The new OS hitting the markets is the Windows 7. It would just simplify the working on a PC big way as now there is less waiting, fewer clicks and less complexity for the users. There are hundreds of little improvements and a few big ones that add up to a whole lot of improvement in the OS.
All in all, Windows 7 is shaping up well. It can be considered as a far more modest release than Vista was, but it’s no worse for that. This new OS introduces compelling combination of welcome innovations and much needed polish, and that’s exactly what Microsoft needs right now. Vista’s foundation was solid and Windows 7 just made it better. Unlike its predecessor, Windows 7 is intended to be an incremental upgrade to the Windows line, with goal of being compatible with applications and hardware with which Vista is already compatible.
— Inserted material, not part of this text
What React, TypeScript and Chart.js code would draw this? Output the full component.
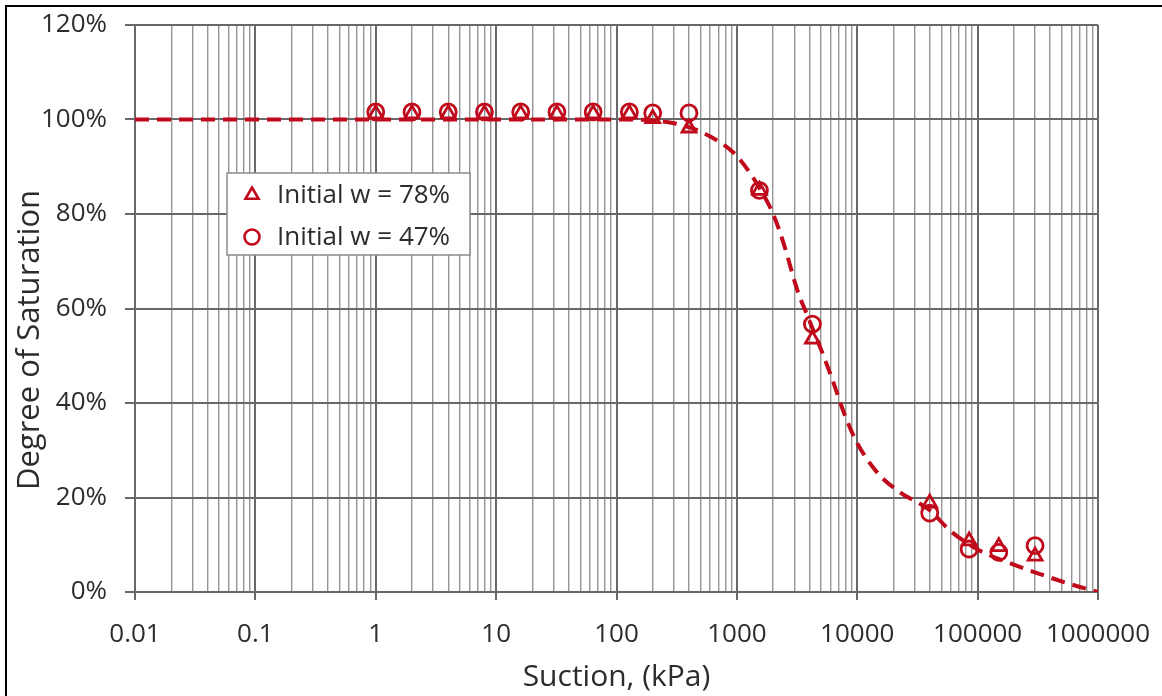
import React, { useEffect, useRef } from 'react';
import { Chart, registerables } from 'chart.js';

Chart.register(...registerables);

// ---- Data ----
const suctionKPa = [1, 2, 4, 8, 16, 32, 64, 128, 200, 400, 1540, 4240, 40000, 85000, 150000, 300000];
const saturationW78 = [101.2, 101.2, 101.2, 101.2, 101.2, 101.2, 101.2, 101.2, 100.2, 98.2, 85, 53.5, 18.8, 10.8, 9.6, 7.6];
const saturationW47 = [101.6, 101.6, 101.6, 101.6, 101.6, 101.6, 101.6, 101.6, 101.4, 101.4, 85, 56.7, 16.7, 9.1, 8.4, 9.8];

const fitSuction = [0.01, 1, 100, 200, 400, 600, 935, 1220, 1540, 2000, 2430, 3170, 3920, 5240, 6200, 8000, 10000, 15000, 23000, 40000, 59000, 100000, 190000, 330000, 550000, 1000000];
const fitSaturation = [100, 100, 100, 99.8, 98.4, 96.4, 93, 89.5, 85.5, 80, 74, 64, 58, 50, 45, 37, 31.5, 25, 21, 17.3, 13, 9, 6, 3.8, 1.9, 0];

const xDecadeExponents = [-2, -1, 0, 1, 2, 3, 4, 5];
const xMinorMultipliers = [1, 2, 3, 4, 5, 6, 7, 8, 9];
const xMin = 0.01;
const xMax = 1000000;
const yTickValues = [0, 20, 40, 60, 80, 100, 120];

const legendLabels = ['Initial w = 78%', 'Initial w = 47%'];
const xTitle = 'Suction, (kPa)';
const yTitle = 'Degree of Saturation';

// ---- Style ----
const RED = '#c00a1c';
const FONT = "'Open Sans', 'Noto Sans', sans-serif";
const TEXT = '#2c2c2c';
const MAJOR_GRID = '#686868';
const MINOR_GRID = '#959595';

const xTickValues: number[] = [];
for (const e of xDecadeExponents) {
  for (const m of xMinorMultipliers) {
    xTickValues.push(Number((m * Math.pow(10, e)).toPrecision(10)));
  }
}
xTickValues.push(xMax);

function isPow10(v: number): boolean {
  const l = Math.log10(v);
  return Math.abs(l - Math.round(l)) < 1e-9;
}
function fmtX(v: number): string {
  const e = Math.round(Math.log10(v));
  return e < 0 ? v.toFixed(-e) : String(Math.round(v));
}

const legendPlugin = {
  id: 'boxLegend',
  afterDraw(chart: any) {
    const ctx = chart.ctx as CanvasRenderingContext2D;
    const left = 227, top = 173, w = 243, h = 82;
    ctx.save();
    ctx.fillStyle = '#ffffff';
    ctx.fillRect(left, top, w, h);
    ctx.strokeStyle = '#8a8a8a';
    ctx.lineWidth = 1.5;
    ctx.strokeRect(left, top, w, h);
    const rows = [195, 237];
    ctx.font = `26px ${FONT}`;
    ctx.textBaseline = 'middle';
    ctx.textAlign = 'left';
    rows.forEach((ry, i) => {
      ctx.strokeStyle = RED;
      ctx.lineWidth = 2.6;
      const mx = 252;
      ctx.beginPath();
      if (i === 0) {
        const r = 7.5;
        let rad = 0;
        ctx.moveTo(mx + Math.sin(rad) * r, ry - Math.cos(rad) * r);
        rad += (2 * Math.PI) / 3;
        ctx.lineTo(mx + Math.sin(rad) * r, ry - Math.cos(rad) * r);
        rad += (2 * Math.PI) / 3;
        ctx.lineTo(mx + Math.sin(rad) * r, ry - Math.cos(rad) * r);
        ctx.closePath();
      } else {
        ctx.arc(mx, ry, 7.5, 0, Math.PI * 2);
      }
      ctx.stroke();
      ctx.fillStyle = TEXT;
      ctx.fillText(legendLabels[i], 277, ry + 1);
    });
    ctx.restore();
  },
};

const yTitlePlugin = {
  id: 'yTitle',
  afterDraw(chart: any) {
    const ctx = chart.ctx as CanvasRenderingContext2D;
    ctx.save();
    ctx.translate(30, 340);
    ctx.rotate(-Math.PI / 2);
    ctx.font = `31px ${FONT}`;
    ctx.fillStyle = TEXT;
    ctx.textAlign = 'center';
    ctx.textBaseline = 'middle';
    ctx.fillText(yTitle, 0, 0);
    ctx.restore();
  },
};

export default function App() {
  const canvasRef = useRef<HTMLCanvasElement | null>(null);

  useEffect(() => {
    if (!canvasRef.current) return;
    const chart = new Chart(canvasRef.current, {
      type: 'scatter',
      data: {
        datasets: [
          {
            label: legendLabels[0],
            data: suctionKPa.map((s, i) => ({ x: s, y: saturationW78[i] })),
            pointStyle: 'triangle',
            pointRadius: 8,
            pointBorderWidth: 2.8,
            borderColor: RED,
            backgroundColor: 'rgba(0,0,0,0)',
            showLine: false,
          },
          {
            label: legendLabels[1],
            data: suctionKPa.map((s, i) => ({ x: s, y: saturationW47[i] })),
            pointStyle: 'circle',
            pointRadius: 8,
            pointBorderWidth: 2.8,
            borderColor: RED,
            backgroundColor: 'rgba(0,0,0,0)',
            showLine: false,
          },
          {
            label: 'fit',
            data: fitSuction.map((s, i) => ({ x: s, y: fitSaturation[i] })),
            showLine: true,
            pointRadius: 0,
            borderColor: RED,
            backgroundColor: RED,
            borderWidth: 4,
            borderDash: [14, 8],
            cubicInterpolationMode: 'monotone',
            fill: false,
          } as any,
        ],
      },
      options: {
        responsive: false,
        animation: false,
        devicePixelRatio: 1,
        layout: { padding: { top: 25, right: 64, left: 0, bottom: 0 } },
        plugins: { legend: { display: false }, tooltip: { enabled: false } },
        scales: {
          x: {
            type: 'logarithmic',
            min: xMin,
            max: xMax,
            afterBuildTicks: (s: any) => {
              s.ticks = xTickValues.map((v) => ({ value: v, major: isPow10(v) }));
            },
            afterFit: (s: any) => {
              s.height = 104;
              s.paddingLeft = 0;
              s.paddingRight = 0;
            },
            ticks: {
              autoSkip: false,
              maxRotation: 0,
              minRotation: 0,
              padding: 19,
              color: TEXT,
              font: { family: FONT, size: 26 },
              callback: (v: any) => (isPow10(Number(v)) ? fmtX(Number(v)) : ''),
            },
            grid: {
              color: (c: any) => (c.tick && isPow10(c.tick.value) ? MAJOR_GRID : MINOR_GRID),
              lineWidth: (c: any) => (c.tick && isPow10(c.tick.value) ? 2 : 1.4),
              tickLength: 8,
              tickColor: (c: any) => (c.tick && isPow10(c.tick.value) ? MAJOR_GRID : 'rgba(0,0,0,0)'),
            },
            border: { color: MAJOR_GRID, width: 2 },
            title: {
              display: true,
              text: xTitle,
              color: TEXT,
              font: { family: FONT, size: 30 },
              padding: { top: 0, bottom: 1 },
            },
          },
          y: {
            min: 0,
            max: 120,
            afterBuildTicks: (s: any) => {
              s.ticks = yTickValues.map((v) => ({ value: v }));
            },
            afterFit: (s: any) => {
              s.width = 135;
              s.paddingTop = 0;
              s.paddingBottom = 0;
            },
            ticks: {
              padding: 18,
              color: TEXT,
              font: { family: FONT, size: 26 },
              callback: (v: any) => `${v}%`,
            },
            grid: { color: MAJOR_GRID, lineWidth: 2, tickLength: 10, tickColor: MAJOR_GRID },
            border: { color: MAJOR_GRID, width: 2 },
          },
        },
      },
      plugins: [legendPlugin, yTitlePlugin],
    } as any);
    return () => chart.destroy();
  }, []);

  return (
    <div style={{ position: 'absolute', left: 0, top: 0, width: 1162, height: 696, overflow: 'hidden', background: '#fff' }}>
      <div style={{ position: 'absolute', left: 5, top: 5, width: 1300, height: 900, borderLeft: '2px solid #000', borderTop: '2px solid #000' }} />
      <canvas ref={canvasRef} width={1162} height={696} style={{ position: 'absolute', left: 0, top: 0, width: 1162, height: 696 }} />
    </div>
  );
}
Presentations given by the company in 2008 have focussed on multi-touch support, a redesigned Windows shell with a new taskbar, a home networking system called Home Group and performance improvement.
Some applications that have been included with prior releases of Microsoft Windows including Windows Calendar, Windows Mail, Windows Movie Maker, and Windows Photo Gallery will not be included in Windows 7.
Bill Gates in an interview with News Week suggested that the next version of Windows would “be more user-centric.” Gates later said that Windows 7 will also focus on performance improvements.
Steven Sinofsky later expanded on this point explaining in the Engineering Windows 7 blog that the company was using a variety of new tracking tools to measure the performance of many areas of the Operating System on an ongoing basis to help locate inefficient code and to help prevent performance regressions.